▽

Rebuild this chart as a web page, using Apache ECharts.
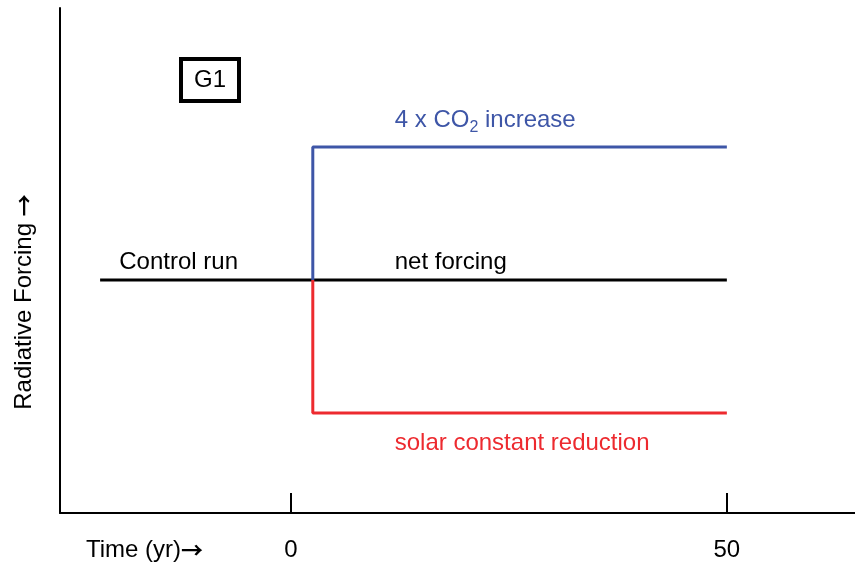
<!DOCTYPE html>
<html>
<head>
<meta charset="utf-8">
<script src="https://cdn.jsdelivr.net/npm/echarts@6/dist/echarts.min.js"></script>
<style>html,body{margin:0;padding:0;background:#fff}#c{width:855px;height:567px}</style>
</head>
<body>
<div id="c"></div>
<script>
// Data (time in years, forcing in arbitrary units)
const xTicks = [0, 50];
const controlX = [-21.9, 2.5, 50];
const controlY = [0, 0, 0];
const co2X = [2.5, 2.5, 50];
const co2Y = [0, 1, 1];
const solarX = [2.5, 2.5, 50];
const solarY = [0, -1, -1];

const FONT = '"Liberation Sans", Arial, sans-serif';
const FS = 24;
const BLUE = '#3e56a7';
const RED = '#ed2a2f';

const zip = (xs, ys) => xs.map((x, i) => [x, ys[i]]);

const chart = echarts.init(document.getElementById('c'));
chart.setOption({
  animation: false,
  grid: { left: 60, right: 0, top: 8, bottom: 54, containLabel: false },
  xAxis: {
    type: 'value', min: -26.5, max: 64.7,
    axisLine: { show: true, onZero: false, lineStyle: { color: '#000', width: 2 } },
    axisTick: { show: true, inside: true, length: 20, lineStyle: { color: '#000', width: 2 }, customValues: xTicks },
    axisLabel: { show: true, margin: 25, fontSize: FS, fontFamily: FONT, color: '#000', customValues: xTicks },
    splitLine: { show: false }
  },
  yAxis: {
    type: 'value', min: -1.752, max: 2.045,
    axisLine: { show: true, onZero: false, lineStyle: { color: '#000', width: 2 } },
    axisTick: { show: false }, axisLabel: { show: false }, splitLine: { show: false }
  },
  series: [
    { type: 'line', data: zip(controlX, controlY), symbol: 'none', lineStyle: { color: '#000', width: 3 } },
    { type: 'line', data: zip(co2X, co2Y), symbol: 'none', lineStyle: { color: BLUE, width: 3 } },
    { type: 'line', data: zip(solarX, solarY), symbol: 'none', lineStyle: { color: RED, width: 3 } }
  ]
});

const p = (x, y) => chart.convertToPixel({ gridIndex: 0 }, [x, y]);
const txt = (pos, text, color, extra) => Object.assign({
  type: 'text', x: pos[0], y: pos[1],
  style: { text, fill: color, font: FS + 'px ' + FONT, verticalAlign: 'middle' }
}, extra || {});
const arrowRich = { arr: { fontFamily: '"Noto Sans CJK SC", sans-serif', fontSize: 22, fontWeight: 'bold', fill: '#000' } };

const pControl = p(-19.7, 0);
const pNet = p(11.9, 0);
const pCo2 = p(11.9, 1);
const pSolar = p(11.9, -1);

chart.setOption({
  graphic: [
    txt([pControl[0], pControl[1] - 18], 'Control run', '#000'),
    txt([pNet[0], pNet[1] - 18], 'net forcing', '#000'),
    {
      type: 'text', x: pCo2[0], y: pCo2[1] - 27,
      style: {
        text: '4 x CO{sub|2} increase', fill: BLUE, font: FS + 'px ' + FONT,
        verticalAlign: 'middle',
        rich: { sub: { fontSize: 16, fontFamily: FONT, fill: BLUE, padding: [16, 0, 0, 0] } }
      }
    },
    txt([pSolar[0], pSolar[1] + 30], 'solar constant reduction', RED),
    {
      type: 'text', x: 86, y: 550,
      style: { text: 'Time (yr){arr|\u2192}', fill: '#000', font: FS + 'px ' + FONT, verticalAlign: 'middle', rich: arrowRich }
    },
    {
      type: 'text', x: 24, y: 302, rotation: Math.PI / 2,
      style: { text: 'Radiative Forcing {arr|\u2192}', fill: '#000', font: FS + 'px ' + FONT, align: 'center', verticalAlign: 'middle', rich: arrowRich }
    },
    { type: 'rect', shape: { x: 181, y: 59, width: 58, height: 42 }, style: { fill: '#fff', stroke: '#000', lineWidth: 4 } },
    { type: 'text', x: 210, y: 80, style: { text: 'G1', fill: '#000', font: FS + 'px ' + FONT, align: 'center', verticalAlign: 'middle' } }
  ]
});
</script>
</body>
</html>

△

» **Given problem**: Omit the pictures, then quote the rest of the material above exactly.

» **Solved problem**:
Rebuild this chart as a web page, using Apache ECharts.
<!DOCTYPE html>
<html>
<head>
<meta charset="utf-8">
<script src="https://cdn.jsdelivr.net/npm/echarts@6/dist/echarts.min.js"></script>
<style>html,body{margin:0;padding:0;background:#fff}#c{width:855px;height:567px}</style>
</head>
<body>
<div id="c"></div>
<script>
// Data (time in years, forcing in arbitrary units)
const xTicks = [0, 50];
const controlX = [-21.9, 2.5, 50];
const controlY = [0, 0, 0];
const co2X = [2.5, 2.5, 50];
const co2Y = [0, 1, 1];
const solarX = [2.5, 2.5, 50];
const solarY = [0, -1, -1];

const FONT = '"Liberation Sans", Arial, sans-serif';
const FS = 24;
const BLUE = '#3e56a7';
const RED = '#ed2a2f';

const zip = (xs, ys) => xs.map((x, i) => [x, ys[i]]);

const chart = echarts.init(document.getElementById('c'));
chart.setOption({
  animation: false,
  grid: { left: 60, right: 0, top: 8, bottom: 54, containLabel: false },
  xAxis: {
    type: 'value', min: -26.5, max: 64.7,
    axisLine: { show: true, onZero: false, lineStyle: { color: '#000', width: 2 } },
    axisTick: { show: true, inside: true, length: 20, lineStyle: { color: '#000', width: 2 }, customValues: xTicks },
    axisLabel: { show: true, margin: 25, fontSize: FS, fontFamily: FONT, color: '#000', customValues: xTicks },
    splitLine: { show: false }
  },
  yAxis: {
    type: 'value', min: -1.752, max: 2.045,
    axisLine: { show: true, onZero: false, lineStyle: { color: '#000', width: 2 } },
    axisTick: { show: false }, axisLabel: { show: false }, splitLine: { show: false }
  },
  series: [
    { type: 'line', data: zip(controlX, controlY), symbol: 'none', lineStyle: { color: '#000', width: 3 } },
    { type: 'line', data: zip(co2X, co2Y), symbol: 'none', lineStyle: { color: BLUE, width: 3 } },
    { type: 'line', data: zip(solarX, solarY), symbol: 'none', lineStyle: { color: RED, width: 3 } }
  ]
});

const p = (x, y) => chart.convertToPixel({ gridIndex: 0 }, [x, y]);
const txt = (pos, text, color, extra) => Object.assign({
  type: 'text', x: pos[0], y: pos[1],
  style: { text, fill: color, font: FS + 'px ' + FONT, verticalAlign: 'middle' }
}, extra || {});
const arrowRich = { arr: { fontFamily: '"Noto Sans CJK SC", sans-serif', fontSize: 22, fontWeight: 'bold', fill: '#000' } };

const pControl = p(-19.7, 0);
const pNet = p(11.9, 0);
const pCo2 = p(11.9, 1);
const pSolar = p(11.9, -1);

chart.setOption({
  graphic: [
    txt([pControl[0], pControl[1] - 18], 'Control run', '#000'),
    txt([pNet[0], pNet[1] - 18], 'net forcing', '#000'),
    {
      type: 'text', x: pCo2[0], y: pCo2[1] - 27,
      style: {
        text: '4 x CO{sub|2} increase', fill: BLUE, font: FS + 'px ' + FONT,
        verticalAlign: 'middle',
        rich: { sub: { fontSize: 16, fontFamily: FONT, fill: BLUE, padding: [16, 0, 0, 0] } }
      }
    },
    txt([pSolar[0], pSolar[1] + 30], 'solar constant reduction', RED),
    {
      type: 'text', x: 86, y: 550,
      style: { text: 'Time (yr){arr|\u2192}', fill: '#000', font: FS + 'px ' + FONT, verticalAlign: 'middle', rich: arrowRich }
    },
    {
      type: 'text', x: 24, y: 302, rotation: Math.PI / 2,
      style: { text: 'Radiative Forcing {arr|\u2192}', fill: '#000', font: FS + 'px ' + FONT, align: 'center', verticalAlign: 'middle', rich: arrowRich }
    },
    { type: 'rect', shape: { x: 181, y: 59, width: 58, height: 42 }, style: { fill: '#fff', stroke: '#000', lineWidth: 4 } },
    { type: 'text', x: 210, y: 80, style: { text: 'G1', fill: '#000', font: FS + 'px ' + FONT, align: 'center', verticalAlign: 'middle' } }
  ]
});
</script>
</body>
</html>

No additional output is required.